A defective operating system is never a good thing.
Like computers, our cells depend on operating systems to drive normal functions. Gene expression programs comprise the software code our cells rely on, with each cell type controlled by its own program. Corrupted programs can trigger disease.
Cellular operating systems can be corrupted by viruses, mutations, or malfunctions that occur as cells change from one type to another. Unlike computers that can use one operating system for their entire existence, differentiating cells need to switch operating systems as they mature - from stem cell to, for example, nerve or muscle cell. In simple terms, differentiation requires two key steps: the genes active in the initial operating system must be deactivated; and the genes of the new cellular operating system must be turned on. If the switch is not flawless, a transitioning cell may die or be driven by a disease-causing program.
New research from Whitehead Institute scientists reveals the critical role one enzyme, lysine-specific demethylase 1 (LSD1), plays as embryonic stem cells differentiate into other cell types. Their research is published online this week in the journal Nature.

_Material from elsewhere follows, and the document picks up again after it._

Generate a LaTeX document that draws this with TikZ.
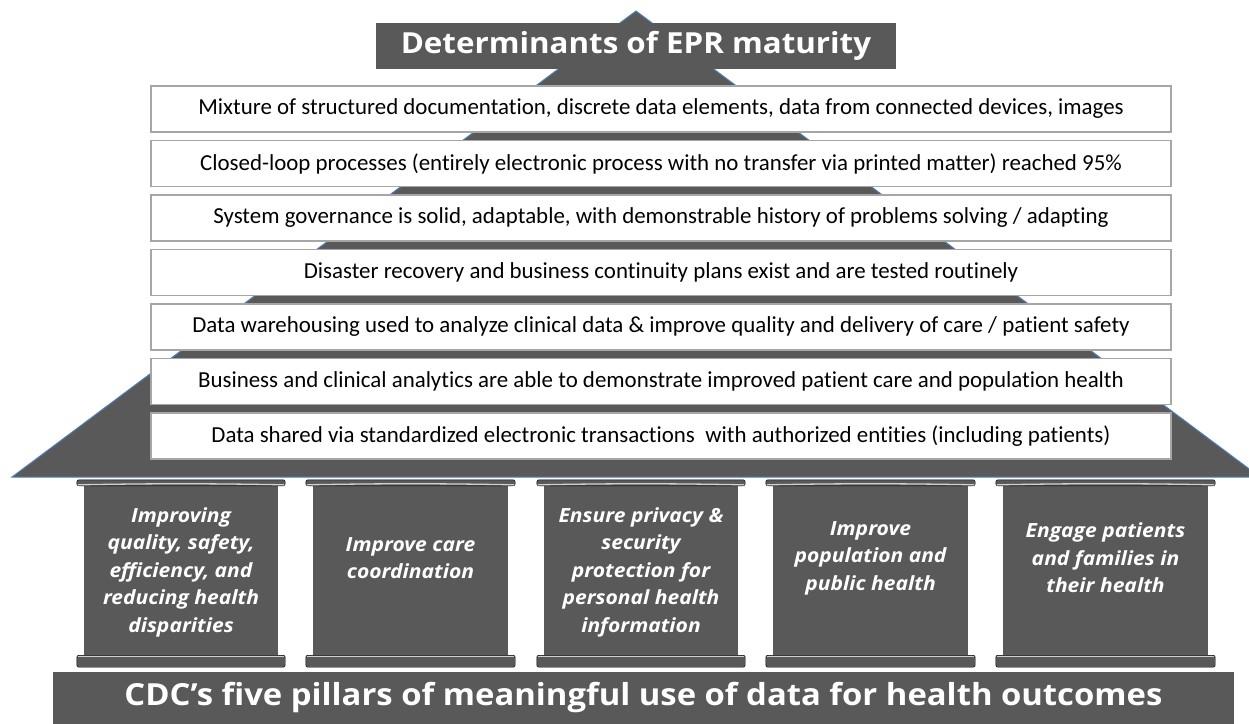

LSD1 was known to be critical to development, but little was known about the key role it plays during differentiation, when operating systems are switched.
"We knew that cells express a new set of genes when the operating switch occurs," says Steve Bilodeau, one of the Nature paper's authors and a postdoctoral researcher in the lab of Whitehead Member Richard Young. "But this study shows it is also essential to shut off genes that were active in the prior cell state. If you don't, the new cell is corrupted."
By investigating gene silencing during cell state transitions, Bilodeau and Warren Whyte, a Young lab graduate student and co-author of the Nature paper, redefined LSD1's role and described a previously unknown mechanism for silencing genes.
When they looked at the embryonic stem cell operating system genes that must be turned off during differentiation, Whyte and Bilodeau found LSD1 poised on the stem cell genes' enhancers, short bits of DNA that act as a landing pad for the proteins that enhance a gene's transcription and ultimately its protein production. When LSD1 receives the signal that the stem cell is transitioning into a more differentiated state, the enzyme pops into action and silences the ESC genes' enhancers. With their enhancers no longer operational, transcription of the stem cell genes is silenced, shutting down the stem cell operating system. As this occurs, other mechanisms switch on the cell's new operating system.
"This reveals the critical function of LSD1 in cell differentiation," says Whyte. "The enzyme decommissions the stem cell enhancers, thus allowing the new cell to function entirely within the parameters of the new operating system."
Although the work focuses on one enzyme's job in normal cells, Young sees broader implications. LSD1 is a member of a class of molecules that regulate both gene activity and chromosome structure, so the findings about LSD1 could give insight into how related regulators function. Also, knowing how a mechanism operates in normal cells provides a solid foundation for teasing apart what is going wrong in abnormal cells.
"This new knowledge brings us one important step closer to understanding defective operating systems in diseases such as cancer," says Young. "And this may give us a new angle on drug development for these diseases."